Focus Metaphors and Similes

Focus Metaphors and Similes

Code Words

Coded language is often used among certain groups to knowing refer to unwanted groups without actually coming out and identifying those groups. This use of metaphor usually begins in the early stages of oppressive movements and only lasts until those people using the code words feel comfortable to speak more openly about their prejudices and bigotry. Such is the case here involving a metaphorical term being applied in this case to Jewish people:

“Everybody’s been talking about the new element movin’ around.”

Urban Hunting

The setting is a commuter train populated by a cross section of the city. The perspective is a character named Newman, an important character to be sure, but hardly important in this case because he represents a type.

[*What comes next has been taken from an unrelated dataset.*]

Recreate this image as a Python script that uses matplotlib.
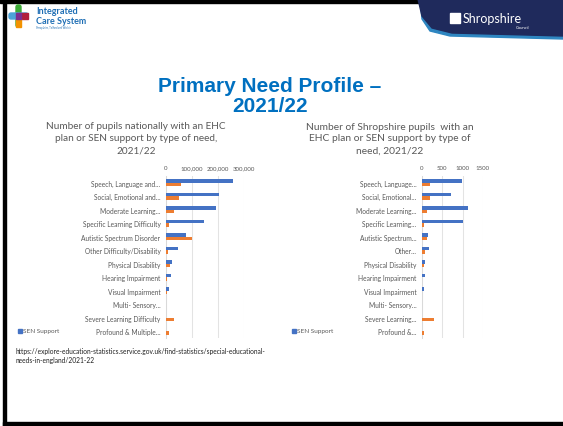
import matplotlib.pyplot as plt
import numpy as np
from matplotlib.patches import Rectangle, FancyBboxPatch, Polygon

# Data
needs_left = ['Speech, Language and...', 'Social, Emotional and...', 'Moderate Learning...',
              'Specific Learning Difficulty', 'Autistic Spectrum Disorder',
              'Other Difficulty/Disability', 'Physical Disability', 'Hearing Impairment',
              'Visual Impairment', 'Multi- Sensory...', 'Severe Learning Difficulty',
              'Profound & Multiple...']
needs_right = ['Speech, Language...', 'Social, Emotional...', 'Moderate Learning...',
               'Specific Learning...', 'Autistic Spectrum...', 'Other...',
               'Physical Disability', 'Hearing Impairment', 'Visual Impairment',
               'Multi- Sensory...', 'Severe Learning...', 'Profound &...']
national_sen = [256000, 204000, 192000, 146000, 77000, 45000, 23000, 18000, 10000, 1500, 1000, 500]
national_ehc = [56000, 49000, 32000, 13000, 101000, 9000, 14000, 3000, 2000, 500, 32000, 12000]
shrop_sen = [975, 717, 1135, 1018, 150, 167, 67, 83, 50, 5, 5, 0]
shrop_ehc = [185, 200, 135, 40, 135, 67, 40, 10, 0, 0, 292, 40]
national_ticks = [0, 100000, 200000, 300000]
shrop_ticks = [0, 500, 1000, 1500]

blue = '#4472C4'
orange = '#ED7D31'
grey = '#595959'
font = 'Lato'

W, H = 563, 427
fig = plt.figure(figsize=(5.63, 4.27), dpi=100)

# decoration layer in pixel coordinates
deco = fig.add_axes([0, 0, 1, 1], zorder=0)
deco.set_xlim(0, W)
deco.set_ylim(H, 0)
deco.axis('off')

# slide border
deco.add_patch(Rectangle((0, 0), W, 4, color='black'))
deco.add_patch(Rectangle((3, 0), 3, H, color='black'))
deco.add_patch(Rectangle((3, 423), W, 4, color='black'))

# ICS logo
deco.add_patch(FancyBboxPatch((16, 6), 5, 22, boxstyle='round,pad=0,rounding_size=2', color='#3BAA35'))
deco.add_patch(FancyBboxPatch((9, 14), 19, 6, boxstyle='round,pad=0,rounding_size=2', color='#4BA3D9'))
deco.add_patch(Rectangle((18.5, 14), 9.5, 6, color='#B11F3B'))
deco.add_patch(Rectangle((16, 20), 5, 8, color='#F39200'))
deco.add_patch(Rectangle((16, 14), 5, 6, color='#7B2D8E'))
deco.text(36, 12, 'Integrated', fontsize=6.5, color='#1F6FB5', fontweight='bold', family=font, va='center')
deco.text(36, 21, 'Care System', fontsize=6.5, color='#1F6FB5', fontweight='bold', family=font, va='center')
deco.text(36, 28, 'Shropshire, Telford and Wrekin', fontsize=1.9, color='#1F6FB5', family=font, va='center')

# Shropshire Council logo
deco.add_patch(Polygon([(420, 0), (W, 0), (W, 40), (450, 37), (430, 32), (422, 20)],
                       closed=True, color='#2E86C1'))
deco.add_patch(Polygon([(418, 0), (W, 0), (W, 37), (452, 34), (432, 29), (422, 17)],
                       closed=True, color='#1F2A5C'))
deco.add_patch(Rectangle((450, 14), 10, 10, color='white'))
deco.text(463, 19, 'Shropshire', fontsize=9, color='white', family=font, va='center')
deco.text(516, 28, 'Council', fontsize=3, color='white', family=font, va='center')

# main title
deco.text(270, 87, 'Primary Need Profile \u2013', fontsize=15, color='#0070C0', fontweight='bold',
          family='Liberation Sans', ha='center', va='center')
deco.text(270, 107, '2021/22', fontsize=15, color='#0070C0', fontweight='bold',
          family='Liberation Sans', ha='center', va='center')

# chart titles
deco.text(136, 139, 'Number of pupils nationally with an EHC\nplan or SEN support by type of need,\n2021/22',
          fontsize=7.2, color=grey, family=font, ha='center', va='center', linespacing=1.45)
deco.text(390, 139, 'Number of Shropshire pupils  with an\nEHC plan or SEN support by type of\nneed, 2021/22',
          fontsize=7.4, color=grey, family=font, ha='center', va='center', linespacing=1.4)

# source
deco.text(15, 356, 'https://explore-education-statistics.service.gov.uk/find-statistics/special-educational-\nneeds-in-england/2021-22',
          fontsize=4.8, color='#222222', family=font, ha='left', va='center', linespacing=1.3)


def bar_chart(rect, labels, sen, ehc, ticks, tick_labels):
    ax = fig.add_axes(rect, zorder=1)
    y = np.arange(len(labels))
    h = 0.25
    ax.barh(y - h / 2, sen, h, color=blue, label='SEN Support', zorder=3)
    ax.barh(y + h / 2, ehc, h, color=orange, zorder=3)
    ax.set_yticks(y)
    ax.set_yticklabels(labels, fontsize=4.8, color=grey, family=font)
    ax.set_ylim(len(labels) - 0.5, -0.5)
    ax.set_xlim(ticks[0], ticks[-1])
    ax.set_xticks(ticks)
    ax.set_xticklabels(tick_labels, fontsize=4.4, color=grey, family=font)
    ax.xaxis.tick_top()
    ax.tick_params(length=0, pad=4)
    ax.grid(axis='x', color='#E3E3E3', lw=0.75, zorder=0)
    for s in ['top', 'right', 'bottom']:
        ax.spines[s].set_visible(False)
    ax.spines['left'].set_color('#D9D9D9')
    ax.spines['left'].set_linewidth(0.75)
    ax.set_facecolor('none')
    return ax


ax1 = bar_chart([166 / W, 1 - 339 / H, 78 / W, 162 / H], needs_left, national_sen, national_ehc,
                national_ticks, ['0', '100,000', '200,000', '300,000'])
ax2 = bar_chart([422 / W, 1 - 339 / H, 61 / W, 162 / H], needs_right, shrop_sen, shrop_ehc,
                shrop_ticks, [str(t) for t in shrop_ticks])

# legends (only the first entry is visible in the slide)
for x0 in (18, 292):
    deco.add_patch(Rectangle((x0, 330), 3.5, 3.5, color=blue))
    deco.text(x0 + 5, 332, 'SEN Support', fontsize=4.6, color=grey, family=font, va='center')

fig.savefig('out.png', dpi=100)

A paranoid prejudicial predator surreptitiously peeking about for his prey:

“There sat a man whose type to him was like a rare clock to a collector…Probably he alone on this train knew that this gentleman with the square head and the fair skin was neither Swede, nor German, nor Norwegian, but a Jew.”

The Cleansing Rain

Biblically, almost, the city experiences a drought lasting forty days. The lack of precipitation affords the opportunity for some philosophizing in the narration. It is a literary trait not uncommon to Miller’s much more frequent and well-known work in the theater in which metaphor is equally used as a powerful tool:

“For nearly forty days the city had had no rain. It is an insidious pacifier, rain; the people stay at home and the pages of the precinct blotters do not turn so often. But when the sky stays as blue as it did this summer, day after sweltering day, and the humid air chokes a man out of his sleep, it is the streets and stoops of the city that become populated and the authority of the family disintegrates for a time.”

A Strange Simile

The simile is an odd literary device. Simply by inserting a “like” or an “as” one can construct a comparison that is clearly intended to drive home a point through familiarity to the reader. Sometimes, however, even when both ends of the comparison are familiar, the connection can still be difficult to make because something just seems out-of-sync or a little off. Such is the following example which is easily enough followed, but perhaps not so easily applied:

“As far as the eye could see the city was dead, and the green smell of the sea hovered along the sidewalks. Mr. Newman felt forced to walk; the mute height of the buildings moved him. He walked slowly, like a man who has used up his strength rushing to a sale, only to find all the goods sold.”

Newman’s Vision

A pair of glasses change everything for Newman. The title becomes applicable as the world comes into focus for the first time and truths which had been blurry sharpen into irrefutable truths. The novel turns, however, on the fact that the glasses do not just change how he sees the world, but how the world sees him. Almost as if foreseeing this, anxiety is the dominant emotion after their purchase, but before their use:

“The new glasses lay in his pocket like a small living animal. As though racing with the homeward rush of the train he kept trying to imagine an alternative to wearing glasses, but the closer he came to his station the more inevitable became the realization that without them he would soon find himself unable even to leave his house.”